You can use double-doubles for near-128-bit floating point [1]. It's much more powerful than 53.53 fixed point you mentioned, but more complicated as well.
I know it is a joke, but 64bit fixed-point representation with nanosecond resolution has just ~585 years of range. With 1e100 years of range needed to measure out to the heat-death of the universe, you end up with resolution of ~5e80 years, which is 60 orders of magnitude longer than the current age of the universe.
It is easy to run out of bits when trying to use a single number as both an absolute date/time, and to compute relative durations between timestamps with reasonable precision. I've lost track of the number of bugs I've fixed where someone assumed a double would be big enough without doing the math.
Intermediates in computations. There's lots of quantities of the form z=x*y or z=x+y where while z may well be in the realm of "reasonably sized numbers that fit comfortably in 64 bits", x and y are (beyond) astronomical.
Well you may still have an x larger than the largest value representable in your floating point system, and y=1/x. It is not insane to want z=x*y=1 to be approximately true.
At that point you're not multiplying x and y to begin with.
So of course you want to avoid error states but a double already has an exponent range well beyond beyond astronomical. The width of the universe is around 10^27, a planck length is around 10^-35, and the limit of the format is ±10^308.
While I know there are better and more numerically stable ways to implement it, think of the softmax function. It is perfectly possible to have a list of non-astronomical/non-Plancklength numbers, naively softmax it, and die because of precision.
Softmax goes out the other side. Naively tossing around exponentials is so bad that it can easily explode any float, even 128 bit. It only adds another 4 bits to the exponent, after all. Even a 256 bit float has less than 20 bits of exponent! So that's an example where floats in general can go wrong, but it's not an example of where using larger floats is a meaningful help.

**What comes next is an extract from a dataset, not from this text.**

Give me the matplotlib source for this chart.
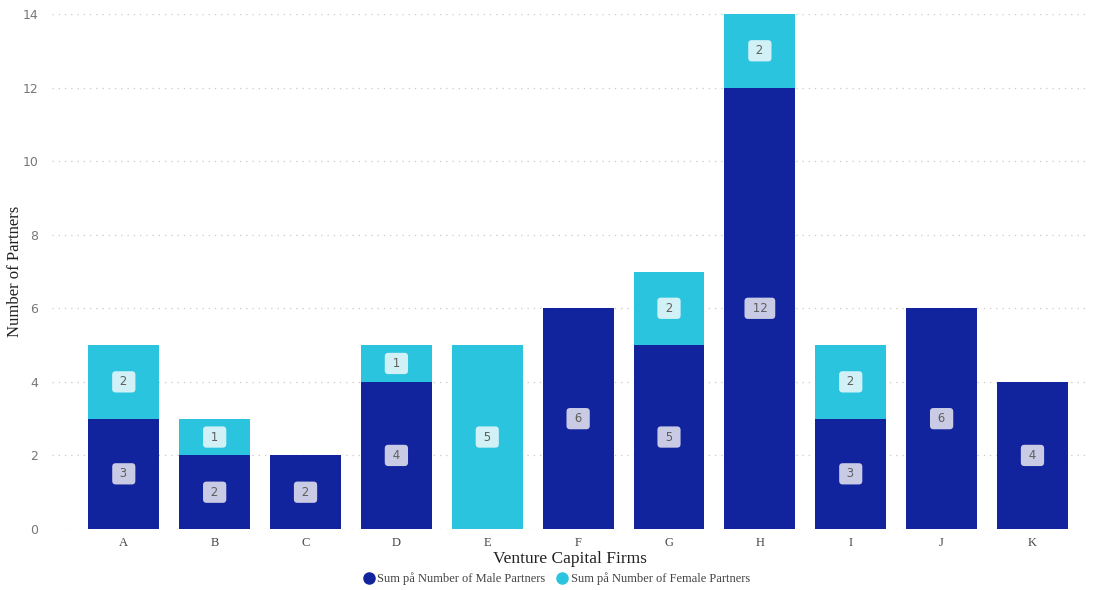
import numpy as np
import matplotlib.pyplot as plt

firms = ["A", "B", "C", "D", "E", "F", "G", "H", "I", "J", "K"]
male = [3, 2, 2, 4, 0, 6, 5, 12, 3, 6, 4]
female = [2, 1, 0, 1, 5, 0, 2, 2, 2, 0, 0]

MALE_COLOR = "#12239E"
FEMALE_COLOR = "#2BC4DE"
GREY = "#605E5C"

fig = plt.figure(figsize=(10.97, 5.90), dpi=100)
ax = fig.add_axes([52 / 1097, 61 / 590, 1035 / 1097, 515 / 590])

x = np.arange(len(firms))
width = 0.78
ax.bar(x, male, width, color=MALE_COLOR, zorder=2, label="Sum på Number of Male Partners")
ax.bar(x, female, width, bottom=male, color=FEMALE_COLOR, zorder=2,
       label="Sum på Number of Female Partners")


# value labels in small rounded boxes, centred in each segment
def add_labels(values, bottoms, boxcolor):
    for xi, v, b in zip(x, values, bottoms):
        if v == 0:
            continue
        ax.text(xi, b + v / 2, f" {v} ", ha="center", va="center", fontsize=8.5,
                color=GREY, family="DejaVu Sans", zorder=3,
                bbox=dict(boxstyle="round,pad=0.35,rounding_size=0.3",
                          fc=boxcolor, ec="none"))


add_labels(male, [0] * len(male), "#C9CBE4")
add_labels(female, male, "#D2F1F7")

ax.set_xlim(-0.79, 10.6)
ax.set_ylim(0, 14)
ax.set_yticks(range(0, 15, 2))
ax.set_xticks(x)
ax.set_xticklabels(firms, family="Liberation Serif", fontsize=9, color="#444444")
ax.tick_params(axis="y", labelsize=9, labelcolor="#777777", length=0, pad=10)
ax.tick_params(axis="x", length=0, pad=6)

ax.grid(axis="y", linestyle=(0, (1, 4)), color="#C8C8C8", linewidth=0.9, zorder=0)
for s in ax.spines.values():
    s.set_visible(False)

ax.set_xlabel("Venture Capital Firms", family="Liberation Serif", fontsize=12.5,
              color="#222222", labelpad=1)
ax.set_ylabel("Number of Partners", family="Liberation Serif", fontsize=12,
              color="#222222")
ax.yaxis.set_label_coords(-0.028, 0.5)

handles = [
    plt.Line2D([], [], marker="o", linestyle="", markersize=8, color=MALE_COLOR),
    plt.Line2D([], [], marker="o", linestyle="", markersize=8, color=FEMALE_COLOR),
]
fig.legend(handles, ["Sum på Number of Male Partners", "Sum på Number of Female Partners"],
           loc="center", bbox_to_anchor=(553 / 1097, 1 - 579 / 590), ncol=2, frameon=False,
           prop={"family": "Liberation Serif", "size": 9}, handletextpad=-0.3,
           columnspacing=0.3, labelcolor="#444444")

fig.savefig("out.png", dpi=100)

IMHO there's no reason for hardware support for floats beyond 64 bit.
If 64 bit IEEE-754 floating point numbers do not support your needs, adding more bits will almost certainly not fix the problem. The problem isn't lack of bits, it's going to be something fundamental about the nature of IEEE-754. You'll probably need something like a rational data type, or a symbolic algebra system that can abstractly represent everything that shows up in your domain without losing any precision. Generally you'll be required to do this in software.

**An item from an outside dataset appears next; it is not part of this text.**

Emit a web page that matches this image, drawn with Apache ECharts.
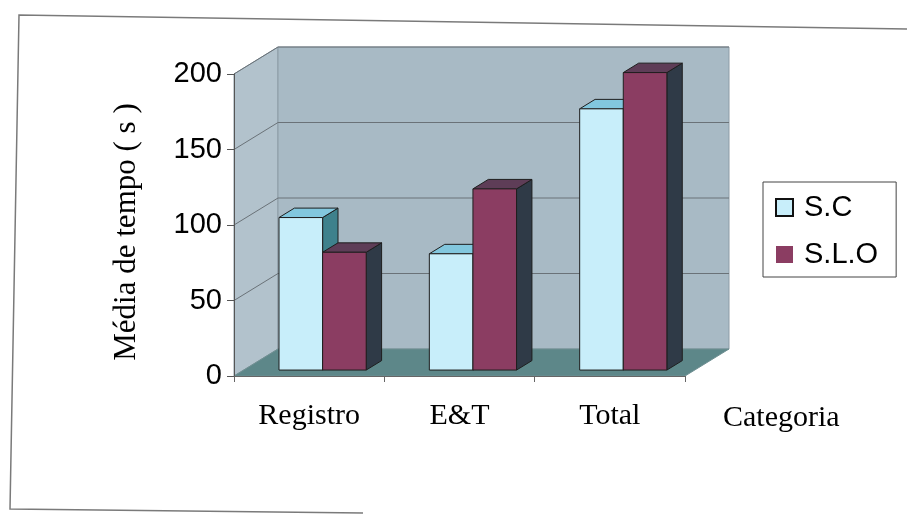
<!DOCTYPE html>
<html>
<head>
<meta charset="utf-8">
<script src="https://cdn.jsdelivr.net/npm/echarts@6/dist/echarts.min.js"></script>
<style>
  html, body { margin: 0; padding: 0; background: #ffffff; }
  #chart { width: 907px; height: 514px; }
</style>
</head>
<body>
<div id="chart"></div>
<script>
// Chart data
const categories = ['Registro', 'E&T', 'Total'];
const scValues = [101, 77, 173];
const sloValues = [78, 120, 197];
const yTicks = [0, 50, 100, 150, 200];

// 3D box depth in pixels (front plane -> back wall)
const DEPTH_X = 44, DEPTH_Y = -27;
// Bars sit between these depth fractions
const BAR_FRONT = 0.22, BAR_BACK = 0.57;
// Bar width and pair shift as fractions of a category band
const BAR_W = 0.29, PAIR_SHIFT = 0.025;

const palette = {
  sc:  { front: '#c8eefa', top: '#82c7de', side: '#3e818c' },
  slo: { front: '#8b3d62', top: '#5e3d57', side: '#2f3a47' }
};

function barRenderer(slot, c) {
  return function (params, api) {
    const idx = api.value(0), val = api.value(1);
    const base = api.coord([idx, 0]);
    const top = api.coord([idx, val]);
    const band = api.size([1, 0])[0];
    const w = band * BAR_W;
    const cx = base[0] + band * PAIR_SHIFT;
    const fx = DEPTH_X * BAR_FRONT, fy = DEPTH_Y * BAR_FRONT;
    const bx = DEPTH_X * (BAR_BACK - BAR_FRONT), by = DEPTH_Y * (BAR_BACK - BAR_FRONT);
    const x0 = cx + (slot === 0 ? -w : 0) + fx, x1 = x0 + w;
    const y0 = base[1] + fy, y1 = top[1] + fy;
    const edge = { stroke: '#1e1e1e', lineWidth: 1, lineJoin: 'round' };
    return {
      type: 'group',
      children: [
        { type: 'polygon', shape: { points: [[x1, y0], [x1, y1], [x1 + bx, y1 + by], [x1 + bx, y0 + by]] },
          style: Object.assign({ fill: c.side }, edge) },
        { type: 'polygon', shape: { points: [[x0, y1], [x1, y1], [x1 + bx, y1 + by], [x0 + bx, y1 + by]] },
          style: Object.assign({ fill: c.top }, edge) },
        { type: 'rect', shape: { x: x0, y: y1, width: w, height: y0 - y1 },
          style: Object.assign({ fill: c.front }, edge) }
      ]
    };
  };
}

// Walls, floor and the gridlines on them
function wallRenderer(params, api) {
  const cs = params.coordSys;
  const L = cs.x, R = cs.x + cs.width;
  const B = api.coord([0, yTicks[0]])[1];
  const T = api.coord([0, yTicks[yTicks.length - 1]])[1];
  const dx = DEPTH_X, dy = DEPTH_Y;
  const children = [
    { type: 'polygon', shape: { points: [[L, B], [L, T], [L + dx, T + dy], [L + dx, B + dy]] },
      style: { fill: '#b2c2cc', stroke: '#8a9aa4', lineWidth: 1 } },
    { type: 'polygon', shape: { points: [[L + dx, T + dy], [R + dx, T + dy], [R + dx, B + dy], [L + dx, B + dy]] },
      style: { fill: '#a8bac5', stroke: '#8d9ca6', lineWidth: 1 } },
    { type: 'polygon', shape: { points: [[L, B], [R, B], [R + dx, B + dy], [L + dx, B + dy]] },
      style: { fill: '#5d8789', stroke: '#6f8f92', lineWidth: 1 } }
  ];
  yTicks.slice(1).forEach(function (v) {
    const y = api.coord([0, v])[1];
    children.push({ type: 'line', shape: { x1: L + dx, y1: y + dy, x2: R + dx, y2: y + dy },
      style: { stroke: '#6a7278', lineWidth: 1 } });
    children.push({ type: 'line', shape: { x1: L, y1: y, x2: L + dx, y2: y + dy },
      style: { stroke: '#6a7278', lineWidth: 1 } });
  });
  return { type: 'group', children: children };
}

const chart = echarts.init(document.getElementById('chart'), null, { renderer: 'canvas' });
chart.setOption({
  animation: false,
  backgroundColor: '#ffffff',
  grid: { left: 234, right: 222, top: 74, bottom: 138 },
  graphic: [{
    type: 'polyline',
    shape: { points: [[907, 29], [19, 15], [10, 509], [363, 513]] },
    style: { stroke: '#7a7a7a', lineWidth: 1.5, fill: null },
    silent: true
  }],
  legend: {
    orient: 'vertical',
    left: 763, top: 182,
    padding: [11, 18, 8, 12],
    itemGap: 18,
    itemWidth: 17, itemHeight: 17,
    borderColor: '#444', borderWidth: 1,
    textStyle: { fontFamily: 'Liberation Sans', fontSize: 29, color: '#000', padding: [0, 0, 0, 6] },
    data: [
      { name: 'S.C', icon: 'rect', itemStyle: { color: palette.sc.front, borderColor: '#111', borderWidth: 2 } },
      { name: 'S.L.O', icon: 'rect', itemStyle: { color: palette.slo.front, borderColor: palette.slo.front, borderWidth: 0 } }
    ]
  },
  xAxis: {
    type: 'category',
    data: categories,
    z: 5,
    axisLine: { show: true, lineStyle: { color: '#666' } },
    axisTick: { show: true, length: 6, lineStyle: { color: '#666' } },
    axisLabel: { fontFamily: 'Liberation Serif', fontSize: 30, color: '#000', margin: 25 },
    splitLine: { show: false },
    name: 'Categoria',
    nameLocation: 'end',
    nameGap: 38,
    nameTextStyle: { fontFamily: 'Liberation Serif', fontSize: 30, color: '#000', verticalAlign: 'top', padding: [27, 0, 0, 0] }
  },
  yAxis: {
    type: 'value',
    min: 0, max: 200, interval: 50,
    z: 5,
    axisLine: { show: true, lineStyle: { color: '#555' } },
    axisTick: { show: true, length: 7, lineStyle: { color: '#555' } },
    axisLabel: { fontFamily: 'Liberation Sans', fontSize: 29, color: '#000', margin: 12 },
    splitLine: { show: false },
    name: 'Média de tempo ( s )',
    nameLocation: 'middle',
    nameRotate: 90,
    nameGap: 92,
    nameTextStyle: { fontFamily: 'Liberation Serif', fontSize: 31, color: '#000', padding: [0, 14, 0, 0] }
  },
  series: [
    { type: 'custom', name: 'walls', silent: true, z: 1, renderItem: wallRenderer,
      data: [[0, 0]], encode: { x: 0, y: 1 }, clip: false },
    { type: 'custom', name: 'S.C', z: 2, renderItem: barRenderer(0, palette.sc),
      itemStyle: { color: palette.sc.front },
      data: scValues.map(function (v, i) { return [i, v]; }), encode: { x: 0, y: 1 } },
    { type: 'custom', name: 'S.L.O', z: 2, renderItem: barRenderer(1, palette.slo),
      itemStyle: { color: palette.slo.front },
      data: sloValues.map(function (v, i) { return [i, v]; }), encode: { x: 0, y: 1 } }
  ]
});
</script>
</body>
</html>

32 bit is the sweet spot between precision and performance. There are only a handful of things that require 64 bits, (notably latitude and longitude) but these things are common enough that hardware support is (IMO) valuable.
The first example won't be solved by adding a higher precision floating point type.
Basically, they're summing up a bunch of intermediate calculations. The intermediate calculations are 64 bit floats, and are precise to 17 decimal digits or whatever. They sum all the intermediate components, and get a result that's only precise to 13 digits or whatever. They use double doubles to perform the summation, and they get a result that's back to being precise to 17 decimal digits. Great.
Now imagine doing this with 128 bit floats, which are precise to 33 digits. So you sum the intermediate results, now you're precise to 29 digits. So you've lost 4 digits of precision again. So you add a 192 bit floating point type...
IEEE-754 floating points are always going to have that problem. If you add two numbers of differing magnitude, you're going to lose precision. Finding the sum of a large sequence is generally going to result in the addition of a very large running total with small individual members.
(I perused the other examples, but they seem to be a variation on the same theme)
I think you are missing the point here; sure you still lose significant digits regardless of how many you started with. But the point was that for many practical real world applications quadruple floats have so much headroom that you are able to perform the needed calculations and still end up with sufficient number of significant digits, whereas with doubles you don't. Choice quote:
> This permitted benchmark results to be accurately reproduced for a significantly longer time, with virtually no change in total run time
They clearly understand that bigger floats do not magically change the fundamental behavior, but the additional headroom makes a significant difference
> A larger example of this sort arose in an atmospheric model (a component of large climate model). While such computations are by their fundamental nature “chaotic,” so that computations will eventually depart from any benchmark standard case, nonetheless it is essential to distinguish avoidable numerical error from fundamental chaos.
> Researchers working with this atmospheric model were perplexed by the difficulty of reproducing benchmark results. Even when their code was ported from one system to another, or when the number of processors used was changed, the computed data diverged from a benchmark run after just a few days of simulated time. As a result, they could never be sure that in the process of porting their code or changing the number of processors that they did not introduce a bug into their code.
> After an in-depth analysis of this code, He and Ding found that merely by employing double-double arithmetic in two critical global summations, almost all of this numerical variability was eliminated. This permitted benchmark results to be accurately reproduced for a significantly longer time, with virtually no change in total run time [3].
> In climate model simulations, for example, the initial conditions and boundary forcings can seldomly be measured more accurately than a few percent. Thus in most situations, we only require 2 decimal digits accuracy in final results. But this does not imply that 2 decimal digits accuracy arithmetic (or 6-7 bits mantissa plus exponents) can be employed during the internal intermediate calculations. In fact, double precision arithmetic is usually required.
The problem isn't lack of precision. The problem is numerical instability when adding up a bunch of numbers with high absolute values but since they were roughly evenly positive/negative, their sum was approximately 1. IEEE-754 floats, as useful as they are, are just bad at this, and adding more bits isn't a solution, it's a punt. They used Kahan summation or Bailey summation and the problem went away. No 128 bit hardware floats required. (Kahan summation is very well known, Bailey summation is new to me)
Here's my point: if double precision floating point doesn't satisfy your needs, you should dig into the problem and understand why. Understand first, write code second. 999/1000 the solution isn't "we need 128 bit floats", and for that .1%, we're waaaay better off telling those people "Sorry, do it in software and take the performance hit."